Yargıtay Kararı 3. Hukuk Dairesi 2009/444 E. 2009/2376 K. 19.02.2009 T.

YARGITAY KARARI
DAİRE : 3. Hukuk Dairesi
ESAS NO : 2009/444
KARAR NO : 2009/2376
KARAR TARİHİ : 19.02.2009

MAHKEMESİ : DİVRİĞİ ASLİYE HUKUK MAHKEMESİ
TARİHİ : 14/10/2008
NUMARASI : 2007/1-2008/137

Dava dilekçesinde suya vaki müdahalenin önlenmesi istenilmiştir. Mahkemece davanın reddi cihetine gidilmiş, hüküm davacı vekili tarafından temyiz edilmiştir.
Temyiz isteminin süresi içinde olduğu anlaşıldıktan sonra dosyadaki bütün kağıtlar okunup gereği düşünüldü.
Davacılar vekili, müvekkil köyün eskiden beri kullanım ve zilyetliğinde olan Kale mevkiindeki 2 adet kaynak suyunun, içme suyu olarak köye getirilmesi düşünülürken davalı köyün kazılar yaparak kendi köylerine götürme çabasına girdiklerini, müvekkil köyün içme suyunun aşırı kireçli olması nedeniyle halk sağlığına zararlı olduğunu, davalının ihtiyacına yetecek başka sularının da bulunduğunu beyanla davalının suya vaki müdahalesinin önlenmesini talep ve dava etmiştir.
Davalı vekili; müvekkili köyün sınırları içinde bulunan bu kaynaklardan kadimden beri müvekkil köy halkının yararlandığını, dava konusu kaynaklara yakın mesafede ağılları ve ağaçları olduğunu, davacının içme ve kullanma suyu ihtiyacını karşılayacak suları bulunduğunu, müvekkilinin şu an kullandığı içme suyunun guatr hastalığına neden olduğundan bahisle davanın reddini savunmuştur.

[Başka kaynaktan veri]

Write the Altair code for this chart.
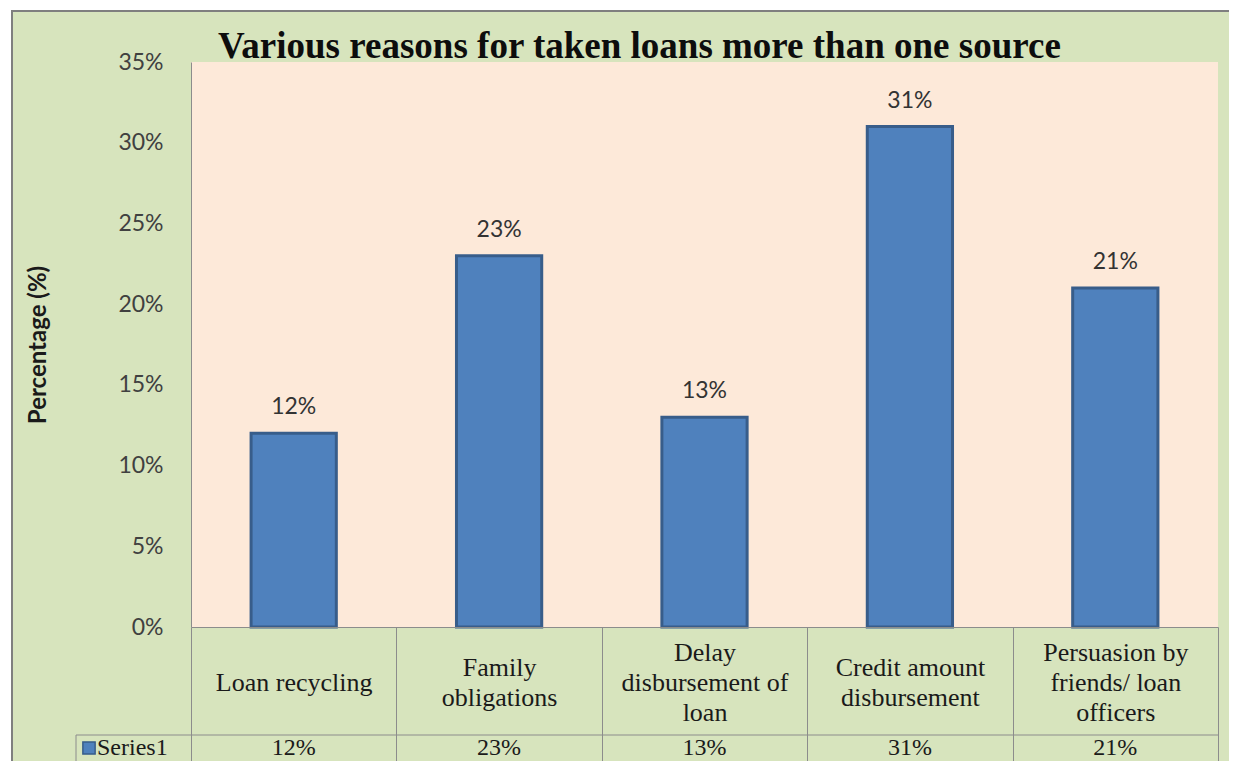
import altair as alt
import pandas as pd

categories = [
    "Loan recycling",
    "Family|obligations",
    "Delay|disbursement of|loan",
    "Credit amount|disbursement",
    "Persuasion by|friends/ loan|officers",
]
values = [0.12, 0.23, 0.13, 0.31, 0.21]
y_ticks = [0.0, 0.05, 0.10, 0.15, 0.20, 0.25, 0.30, 0.35]
series_name = "Series1"
title_text = "Various reasons for taken loans more than one source"

df = pd.DataFrame({"reason": categories, "pct": values})

W, H = 1027, 565
GREEN = "#d7e4bd"
PEACH = "#fde9d9"
LINE = "#8c8c8c"
SERIF = "Liberation Serif"
SANS = "Lato"

x = alt.X(
    "reason:N",
    sort=categories,
    scale=alt.Scale(paddingInner=0, paddingOuter=0),
    axis=alt.Axis(
        title=None,
        zindex=1,
        labelAngle=0,
        labelExpr="split(datum.label, '|')",
        labelFont=SERIF,
        labelFontSize=26,
        labelColor="#1a1a1a",
        labelLineHeight=30,
        labelBaseline="middle",
        labelPadding={
            "condition": [
                {"test": "length(split(datum.label, '|')) == 3", "value": -117},
                {"test": "length(split(datum.label, '|')) == 2", "value": -102},
            ],
            "value": -87,
        },
        labelLimit=300,
        labelOverlap=False,
        labelFlush=False,
        labelBound=False,
        tickBand="extent",
        tickSize=142,
        tickColor=LINE,
        tickWidth=1,
        domainColor=LINE,
        domainWidth=1,
    ),
)

y = alt.Y(
    "pct:Q",
    scale=alt.Scale(domain=[0, 0.35], nice=False),
    axis=alt.Axis(
        title="Percentage (%)",
        zindex=1,
        titleFont=SANS,
        titleFontSize=24,
        titleFontWeight="bold",
        titleColor="#1a1a1a",
        titleX=-153,
        titleBaseline="middle",
        values=y_ticks,
        format=".0%",
        labelFont=SANS,
        labelFontSize=23,
        labelColor="#404040",
        labelPadding=28,
        ticks=False,
        grid=False,
        domainColor=LINE,
        domainWidth=1,
    ),
)

base = alt.Chart(df)
one = alt.Chart(alt.Data(values=[{"s": series_name, "t": title_text}]))

frame = one.mark_rect(fill=GREEN, stroke="#7f7f7f", strokeWidth=2).encode(
    x=alt.value(-179), x2=alt.value(1100), y=alt.value(-51), y2=alt.value(760)
)
plot_bg = one.mark_rect(fill=PEACH).encode(
    x=alt.value(0), x2=alt.value(W), y=alt.value(0), y2=alt.value(H)
)

bars = base.mark_bar(
    width=alt.RelativeBandSize(0.415),
    color="#4f81bd",
    stroke="#385d8a",
    strokeWidth=3,
).encode(x=x, y=y)

labels = base.mark_text(
    font=SANS, fontSize=23, color="#333333", baseline="alphabetic", dy=-19
).encode(x=alt.X("reason:N", sort=categories), y="pct:Q", text=alt.Text("pct:Q", format=".0%"))

row_vals = base.mark_text(
    font=SERIF, fontSize=24, color="#1a1a1a", baseline="middle"
).encode(
    x=alt.X("reason:N", sort=categories),
    y=alt.value(H + 121),
    text=alt.Text("pct:Q", format=".0%"),
)

row_sep = one.mark_rule(color=LINE, strokeWidth=1).encode(
    x=alt.value(-115), x2=alt.value(W), y=alt.value(H + 108)
)
left_border = one.mark_rule(color=LINE, strokeWidth=1).encode(
    x=alt.value(-115), y=alt.value(H + 108), y2=alt.value(H + 200)
)
legend_sq = one.mark_square(
    size=150, color="#4f81bd", stroke="#385d8a", strokeWidth=1.5, opacity=1
).encode(x=alt.value(-102), y=alt.value(H + 121))
legend_txt = one.mark_text(
    font=SERIF, fontSize=24, color="#1a1a1a", align="left", baseline="middle"
).encode(x=alt.value(-94), y=alt.value(H + 121), text="s:N")

title = one.mark_text(
    font=SERIF, fontSize=37, fontWeight="bold", color="#0d0d0d",
    align="left", baseline="alphabetic",
).encode(x=alt.value(27), y=alt.value(-4), text="t:N")

chart = (
    alt.layer(frame, plot_bg, bars, labels, row_vals, row_sep, left_border,
              legend_sq, legend_txt, title)
    .properties(
        width=W,
        height=H,
        autosize=alt.AutoSizeParams(type="none"),
        padding={"left": 183, "top": 54, "right": 11, "bottom": 134},
        background="white",
    )
    .configure_view(fill=None, stroke=None)
)

chart.save("out.html", embed_options={"renderer": "svg", "actions": False})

Mahkemece, davanın kısmen kabulü ile davalı köyün dava konusu kaynaklardaki suyun 0,334 lt/sn lik kısmına yaptığı müdahalenin men’ine karar verilmiş, bu karar Dairemizin 21.09.2006 tarih ve 2006/11479 E-11403 K. Sayılı kararı ile “dava konusu suyun genel sulardan olup, mahkemece, suların en az olduğu dönemde (jeoloji, fen ve zirai bilirkişiden) oluşturulacak bilirkişi kurulu aracılığıyla yeniden keşif yapılıp tarafların itirazları da gözönünde bulundurularak, taraf köylerin tüm mezraları da dahil yararlandıkları mevcut sular ve kaynakları belirlenip ölçülmeli, kullanma ve sulama suyuna olan ihtiyaçları ile kullanma biçimleri tesbit edilmeli ve infazı kabil (mevsimsel değişikliklerden ve debiyi etkileyecek yağış, kuraklık gibi unsurlardan etkilenmeyecek) bir kullanma rejimi düzenlemekten ibarettir” gerekçesiyle bozulmuştur.

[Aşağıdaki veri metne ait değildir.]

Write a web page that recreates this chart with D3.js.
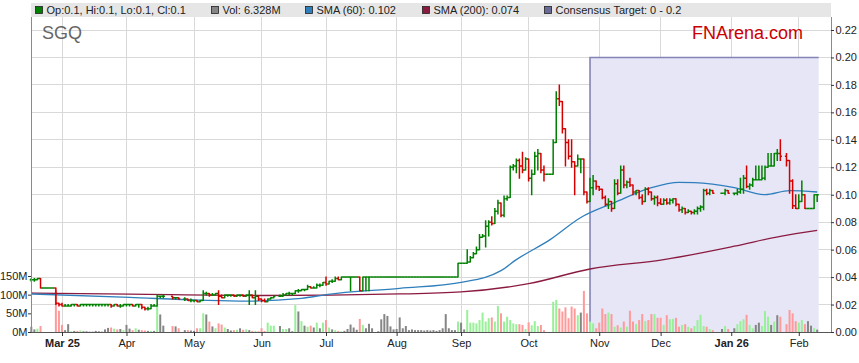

Her ne kadar mahkemece, bozma kararına uyulmasına karar verilmiş ise de, bozma gereği yerine getirilmeyerek ( kullanma rejimi kurulmayarak), her iki köyün de su ihtiyaçlarının olmadığı gerekçesiyle davanın reddine karar verilmiş, hüküm davacı tarafından temyiz edilmiştir.
Yargıtay’ın bozma kararına uyan mahkeme, artık bozma kararı gereğince işlem yapmak ve hüküm vermekle yükümlüdür. Çünkü, mahkemenin bozma kararına uyması ile, bozma kararı lehine olan taraf yararına usulü mühtesep hak doğmuştur.
Öyle ise mahkemece, belirtilen ilke ve esaslar gözetilerek, yukarıda zikrolunan bozma kararı gereğince yargılama yapılarak, herkesin faydalı ihtiyaçları oranında faydalanabileceği bir su rejimi kurulması gerekirken, yanlış gerekçeler ile davanın reddine karar verilmesi bozmayı gerektirmiştir.
Bu itibarla yukarıda açıklanan esaslar gözönünde tutulmaksızın yazılı şekilde hüküm tesisi isabetsiz, temyiz itirazları bu nedenlerle yerinde olduğundan kabulü ile hükmün HUMK.nun 428. maddesi gereğince BOZULMASINA ve peşin alınan temyiz harcının istek halinde temyiz edene iadesine, 19.02.2009 tarihinde oybirliğiyle karar verildi.